- WRITTEN TASK:
Gather all lines with the word "this" in them.

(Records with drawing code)
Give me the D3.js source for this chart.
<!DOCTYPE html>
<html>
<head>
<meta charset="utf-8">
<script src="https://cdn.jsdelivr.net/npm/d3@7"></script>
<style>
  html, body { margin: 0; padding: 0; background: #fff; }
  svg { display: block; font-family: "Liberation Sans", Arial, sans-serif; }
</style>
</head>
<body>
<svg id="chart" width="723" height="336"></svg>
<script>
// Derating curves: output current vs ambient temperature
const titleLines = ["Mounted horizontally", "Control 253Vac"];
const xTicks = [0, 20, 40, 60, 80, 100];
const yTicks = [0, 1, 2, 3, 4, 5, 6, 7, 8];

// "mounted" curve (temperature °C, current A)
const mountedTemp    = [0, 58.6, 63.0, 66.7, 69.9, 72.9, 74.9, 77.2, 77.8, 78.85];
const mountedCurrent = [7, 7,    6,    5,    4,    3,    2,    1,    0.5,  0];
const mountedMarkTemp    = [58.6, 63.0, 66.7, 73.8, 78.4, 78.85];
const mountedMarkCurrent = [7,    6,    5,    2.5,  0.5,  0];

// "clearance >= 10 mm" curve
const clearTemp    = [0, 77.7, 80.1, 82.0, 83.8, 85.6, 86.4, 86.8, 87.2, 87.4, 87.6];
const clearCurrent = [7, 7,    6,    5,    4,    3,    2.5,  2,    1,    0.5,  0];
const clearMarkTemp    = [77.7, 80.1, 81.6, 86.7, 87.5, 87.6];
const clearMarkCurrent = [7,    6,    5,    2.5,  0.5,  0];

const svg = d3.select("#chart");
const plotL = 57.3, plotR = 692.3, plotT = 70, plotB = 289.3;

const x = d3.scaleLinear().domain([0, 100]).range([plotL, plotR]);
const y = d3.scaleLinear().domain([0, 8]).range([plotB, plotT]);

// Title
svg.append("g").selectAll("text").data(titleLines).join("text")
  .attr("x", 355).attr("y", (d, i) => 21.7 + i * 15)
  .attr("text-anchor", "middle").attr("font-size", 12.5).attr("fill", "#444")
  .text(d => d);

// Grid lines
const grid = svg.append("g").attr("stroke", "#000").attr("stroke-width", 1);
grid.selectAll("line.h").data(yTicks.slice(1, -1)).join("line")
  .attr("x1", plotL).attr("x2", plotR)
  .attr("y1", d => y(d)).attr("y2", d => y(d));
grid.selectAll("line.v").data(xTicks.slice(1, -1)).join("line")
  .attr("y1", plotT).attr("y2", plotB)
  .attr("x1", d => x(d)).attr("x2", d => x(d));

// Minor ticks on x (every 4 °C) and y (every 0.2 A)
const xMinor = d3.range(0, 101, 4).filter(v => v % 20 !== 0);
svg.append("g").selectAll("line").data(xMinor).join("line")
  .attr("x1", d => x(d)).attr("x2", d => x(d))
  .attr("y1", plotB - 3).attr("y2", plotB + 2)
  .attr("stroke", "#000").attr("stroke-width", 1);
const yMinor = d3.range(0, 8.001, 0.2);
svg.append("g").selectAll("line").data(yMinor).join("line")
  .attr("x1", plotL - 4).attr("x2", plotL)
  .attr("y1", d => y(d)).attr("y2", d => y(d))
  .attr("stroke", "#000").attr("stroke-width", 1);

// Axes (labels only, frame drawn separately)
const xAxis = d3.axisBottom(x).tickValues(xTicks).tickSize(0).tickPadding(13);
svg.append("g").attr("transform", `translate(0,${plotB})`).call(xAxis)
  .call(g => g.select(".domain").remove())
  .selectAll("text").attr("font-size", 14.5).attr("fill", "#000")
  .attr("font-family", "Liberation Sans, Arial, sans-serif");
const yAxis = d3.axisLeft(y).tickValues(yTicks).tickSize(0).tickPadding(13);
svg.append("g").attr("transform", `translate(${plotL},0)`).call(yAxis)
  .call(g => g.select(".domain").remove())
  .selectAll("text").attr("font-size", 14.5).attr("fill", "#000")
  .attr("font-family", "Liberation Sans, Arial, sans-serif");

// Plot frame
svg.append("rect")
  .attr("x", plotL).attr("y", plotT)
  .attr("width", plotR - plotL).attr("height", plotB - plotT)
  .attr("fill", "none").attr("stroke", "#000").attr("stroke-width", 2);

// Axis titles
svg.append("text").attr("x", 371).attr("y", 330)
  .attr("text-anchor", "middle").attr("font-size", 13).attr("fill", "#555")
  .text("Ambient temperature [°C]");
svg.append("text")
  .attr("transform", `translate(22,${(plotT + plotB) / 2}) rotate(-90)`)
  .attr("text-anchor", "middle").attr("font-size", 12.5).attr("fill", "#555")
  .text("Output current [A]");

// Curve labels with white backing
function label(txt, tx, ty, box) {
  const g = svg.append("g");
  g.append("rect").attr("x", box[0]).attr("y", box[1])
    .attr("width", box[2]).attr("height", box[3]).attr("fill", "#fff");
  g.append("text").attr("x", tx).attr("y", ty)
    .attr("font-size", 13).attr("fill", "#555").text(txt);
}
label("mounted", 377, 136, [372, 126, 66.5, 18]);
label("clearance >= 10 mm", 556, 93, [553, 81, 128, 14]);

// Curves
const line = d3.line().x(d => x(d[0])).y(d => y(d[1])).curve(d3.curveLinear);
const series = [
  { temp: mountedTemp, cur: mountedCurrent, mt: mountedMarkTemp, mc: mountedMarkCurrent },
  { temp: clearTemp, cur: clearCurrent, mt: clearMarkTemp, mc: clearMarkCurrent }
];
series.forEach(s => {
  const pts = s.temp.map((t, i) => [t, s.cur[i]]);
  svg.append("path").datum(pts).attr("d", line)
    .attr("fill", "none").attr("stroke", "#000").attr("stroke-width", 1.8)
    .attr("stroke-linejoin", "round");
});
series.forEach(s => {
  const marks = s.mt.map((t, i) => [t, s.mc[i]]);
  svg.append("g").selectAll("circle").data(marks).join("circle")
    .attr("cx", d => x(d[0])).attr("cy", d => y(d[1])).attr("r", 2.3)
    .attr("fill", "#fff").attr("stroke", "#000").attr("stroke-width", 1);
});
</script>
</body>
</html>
* * *
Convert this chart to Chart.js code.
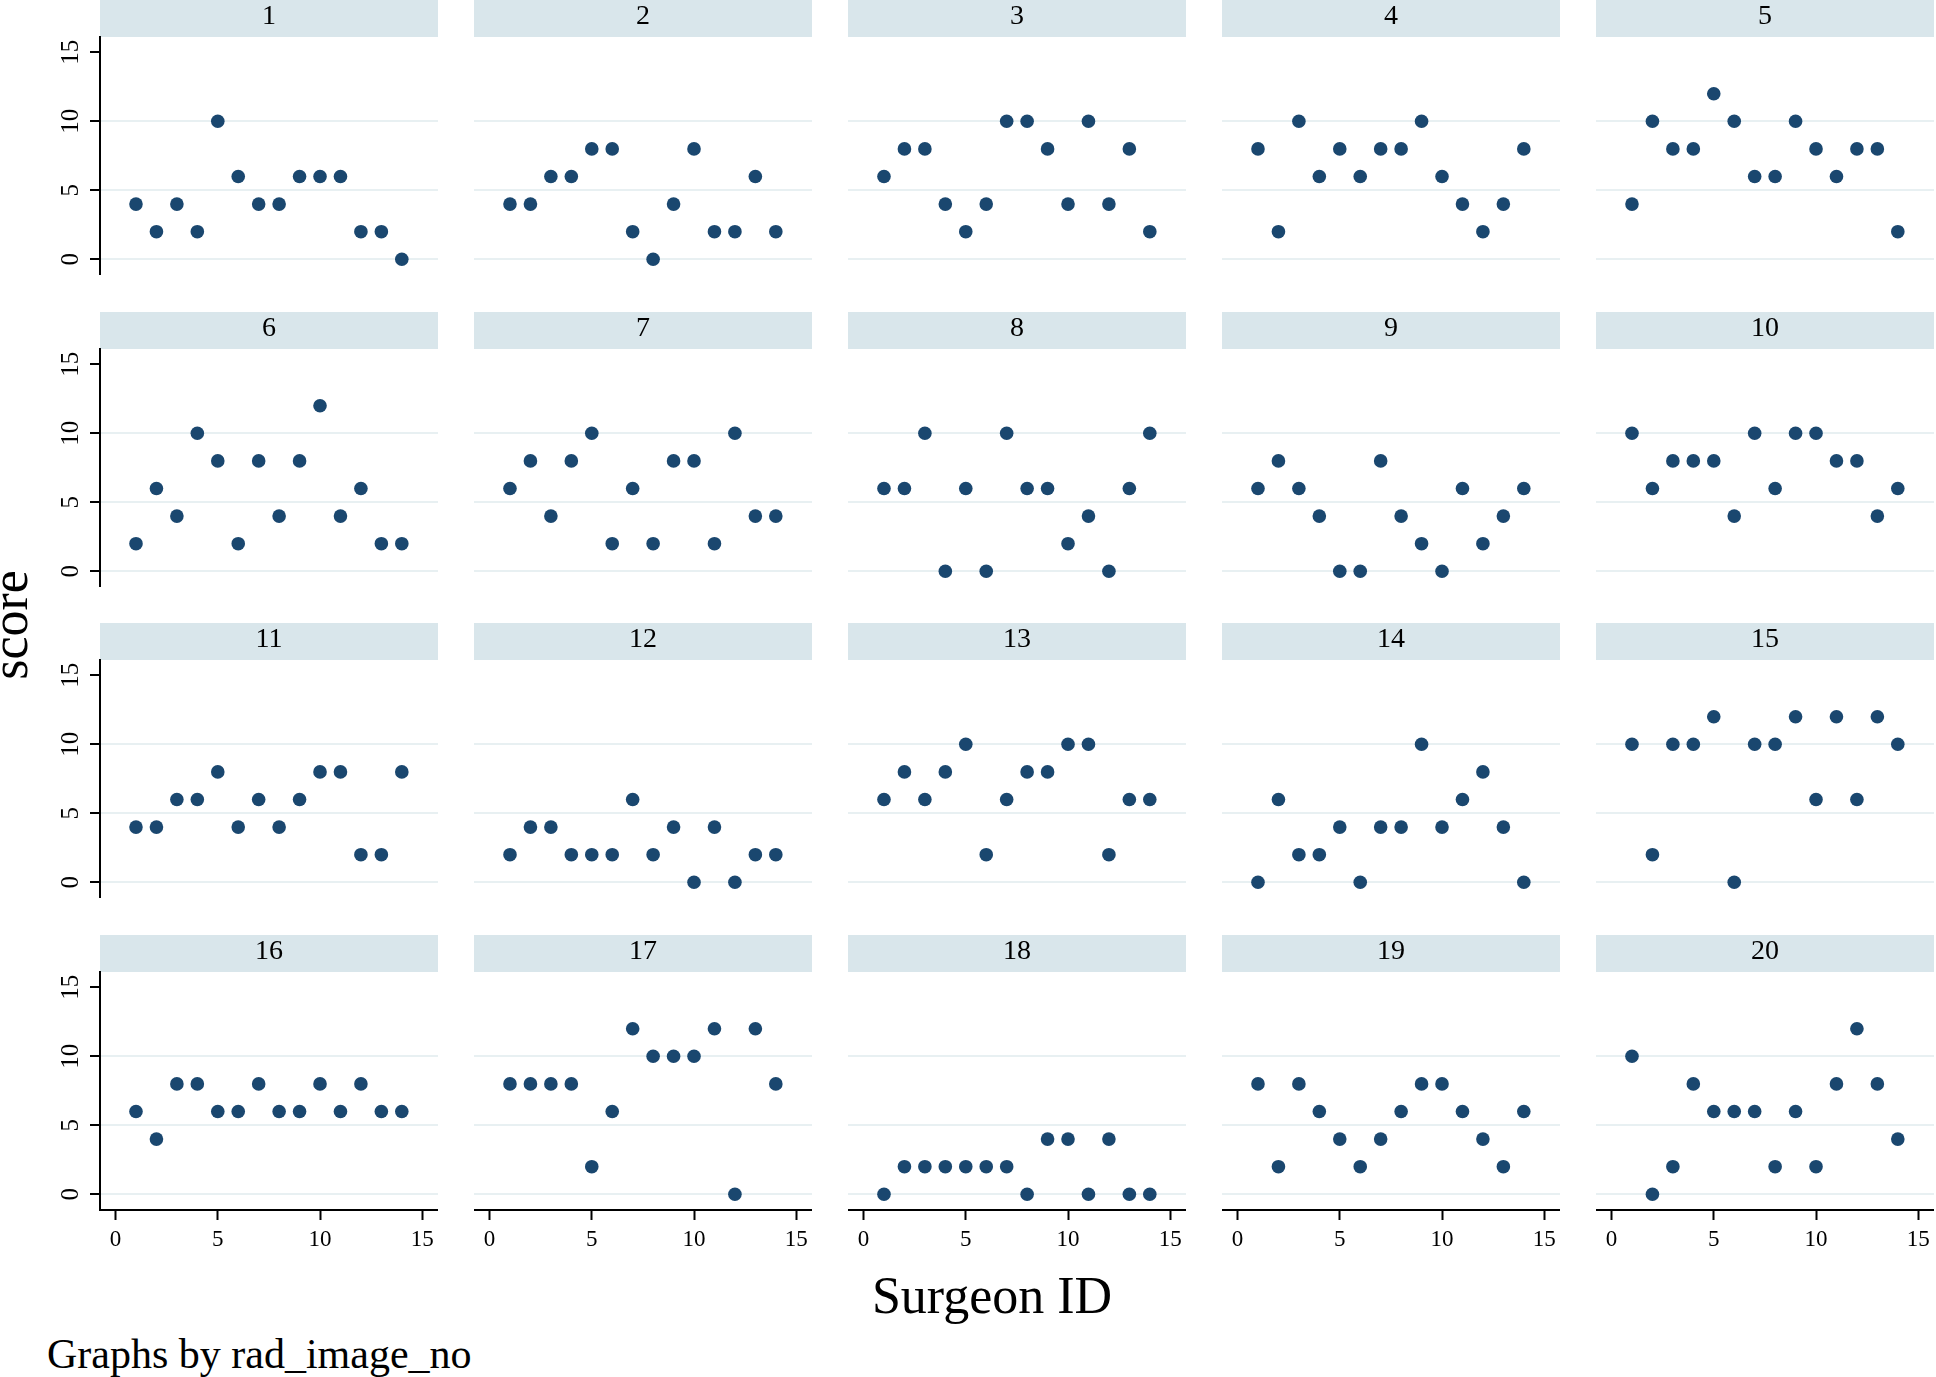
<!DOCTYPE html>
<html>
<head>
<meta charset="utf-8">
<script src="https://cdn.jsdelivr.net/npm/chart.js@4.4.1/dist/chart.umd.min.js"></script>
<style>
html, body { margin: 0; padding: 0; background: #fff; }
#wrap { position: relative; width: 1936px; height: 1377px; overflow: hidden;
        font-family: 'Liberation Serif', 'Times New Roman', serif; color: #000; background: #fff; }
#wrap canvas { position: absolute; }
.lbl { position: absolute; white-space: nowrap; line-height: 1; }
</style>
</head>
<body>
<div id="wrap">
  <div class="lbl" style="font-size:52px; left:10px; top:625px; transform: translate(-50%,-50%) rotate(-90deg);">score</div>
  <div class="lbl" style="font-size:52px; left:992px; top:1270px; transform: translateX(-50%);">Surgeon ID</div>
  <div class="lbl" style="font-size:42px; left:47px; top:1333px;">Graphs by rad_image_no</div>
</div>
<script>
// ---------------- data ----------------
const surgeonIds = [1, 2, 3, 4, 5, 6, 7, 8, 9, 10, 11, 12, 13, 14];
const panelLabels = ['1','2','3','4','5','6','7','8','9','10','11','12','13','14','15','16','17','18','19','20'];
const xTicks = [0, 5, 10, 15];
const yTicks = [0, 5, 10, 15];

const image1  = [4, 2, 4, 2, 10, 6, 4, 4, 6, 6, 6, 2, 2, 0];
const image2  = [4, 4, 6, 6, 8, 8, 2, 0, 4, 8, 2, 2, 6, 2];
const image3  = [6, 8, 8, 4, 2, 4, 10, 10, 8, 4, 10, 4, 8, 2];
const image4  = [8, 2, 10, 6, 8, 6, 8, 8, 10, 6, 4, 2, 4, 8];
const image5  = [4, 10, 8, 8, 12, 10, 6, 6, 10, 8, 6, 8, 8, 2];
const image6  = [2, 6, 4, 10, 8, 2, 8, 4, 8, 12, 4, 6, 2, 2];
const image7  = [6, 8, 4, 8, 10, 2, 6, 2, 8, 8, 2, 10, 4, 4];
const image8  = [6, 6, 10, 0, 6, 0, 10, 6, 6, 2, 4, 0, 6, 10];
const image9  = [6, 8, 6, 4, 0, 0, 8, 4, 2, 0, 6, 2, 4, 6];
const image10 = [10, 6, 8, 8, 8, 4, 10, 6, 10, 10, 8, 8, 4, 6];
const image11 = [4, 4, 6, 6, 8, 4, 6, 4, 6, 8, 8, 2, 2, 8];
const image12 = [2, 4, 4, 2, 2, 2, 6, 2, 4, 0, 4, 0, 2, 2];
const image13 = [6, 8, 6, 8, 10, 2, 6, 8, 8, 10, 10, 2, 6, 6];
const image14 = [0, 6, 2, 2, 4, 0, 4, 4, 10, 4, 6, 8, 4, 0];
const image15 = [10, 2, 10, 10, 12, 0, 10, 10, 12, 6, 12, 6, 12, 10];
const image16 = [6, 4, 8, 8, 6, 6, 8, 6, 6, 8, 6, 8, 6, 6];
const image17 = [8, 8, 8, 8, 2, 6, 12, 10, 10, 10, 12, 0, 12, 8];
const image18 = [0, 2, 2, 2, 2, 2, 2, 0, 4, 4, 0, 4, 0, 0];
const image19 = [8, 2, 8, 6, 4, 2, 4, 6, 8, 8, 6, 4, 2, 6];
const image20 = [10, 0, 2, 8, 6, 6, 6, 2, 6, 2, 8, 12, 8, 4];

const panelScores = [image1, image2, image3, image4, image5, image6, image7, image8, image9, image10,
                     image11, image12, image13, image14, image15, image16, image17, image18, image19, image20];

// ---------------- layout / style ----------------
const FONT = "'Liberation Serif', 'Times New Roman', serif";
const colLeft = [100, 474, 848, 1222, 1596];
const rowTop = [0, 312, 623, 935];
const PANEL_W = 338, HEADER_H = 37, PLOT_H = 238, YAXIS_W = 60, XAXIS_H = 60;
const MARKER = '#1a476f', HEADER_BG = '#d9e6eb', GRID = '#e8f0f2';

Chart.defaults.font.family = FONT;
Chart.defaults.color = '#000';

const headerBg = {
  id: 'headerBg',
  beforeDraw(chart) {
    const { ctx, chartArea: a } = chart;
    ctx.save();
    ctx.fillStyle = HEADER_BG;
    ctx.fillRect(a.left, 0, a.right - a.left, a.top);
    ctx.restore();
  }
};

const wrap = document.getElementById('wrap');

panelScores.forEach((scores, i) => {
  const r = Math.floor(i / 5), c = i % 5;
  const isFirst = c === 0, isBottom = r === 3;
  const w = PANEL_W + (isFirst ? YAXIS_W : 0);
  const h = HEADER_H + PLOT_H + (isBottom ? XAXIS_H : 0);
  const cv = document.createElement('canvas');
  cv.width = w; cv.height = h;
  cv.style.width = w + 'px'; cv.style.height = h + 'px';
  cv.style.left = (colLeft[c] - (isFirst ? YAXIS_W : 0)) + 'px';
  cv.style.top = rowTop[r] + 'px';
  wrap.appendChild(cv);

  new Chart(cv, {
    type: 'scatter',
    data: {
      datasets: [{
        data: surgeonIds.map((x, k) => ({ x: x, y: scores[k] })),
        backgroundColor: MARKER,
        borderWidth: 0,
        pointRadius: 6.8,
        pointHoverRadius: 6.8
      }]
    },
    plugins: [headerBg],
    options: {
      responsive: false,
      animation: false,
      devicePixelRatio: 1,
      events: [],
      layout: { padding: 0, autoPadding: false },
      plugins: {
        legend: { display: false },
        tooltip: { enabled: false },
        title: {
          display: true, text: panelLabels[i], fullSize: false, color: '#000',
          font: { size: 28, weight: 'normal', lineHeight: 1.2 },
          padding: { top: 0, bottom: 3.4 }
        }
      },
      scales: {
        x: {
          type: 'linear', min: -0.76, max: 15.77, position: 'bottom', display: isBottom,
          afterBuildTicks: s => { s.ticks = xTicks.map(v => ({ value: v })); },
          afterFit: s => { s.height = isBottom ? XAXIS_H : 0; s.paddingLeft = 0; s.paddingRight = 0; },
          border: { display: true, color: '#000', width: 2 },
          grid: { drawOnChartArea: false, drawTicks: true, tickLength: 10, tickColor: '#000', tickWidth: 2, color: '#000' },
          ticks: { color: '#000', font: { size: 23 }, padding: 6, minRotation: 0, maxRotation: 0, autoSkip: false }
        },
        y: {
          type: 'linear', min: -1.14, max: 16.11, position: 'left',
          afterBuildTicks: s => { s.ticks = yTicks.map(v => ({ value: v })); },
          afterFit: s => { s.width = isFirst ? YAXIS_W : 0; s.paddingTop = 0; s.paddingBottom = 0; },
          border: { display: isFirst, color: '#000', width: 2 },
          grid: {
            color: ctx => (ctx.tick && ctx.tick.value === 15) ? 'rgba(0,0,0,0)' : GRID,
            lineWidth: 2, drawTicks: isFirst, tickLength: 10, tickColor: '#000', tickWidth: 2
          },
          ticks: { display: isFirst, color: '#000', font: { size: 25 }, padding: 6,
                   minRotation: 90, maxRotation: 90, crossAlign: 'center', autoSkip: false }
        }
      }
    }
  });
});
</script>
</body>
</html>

- THE RESPONSE:
Give me the D3.js source for this chart.
Convert this chart to Chart.js code.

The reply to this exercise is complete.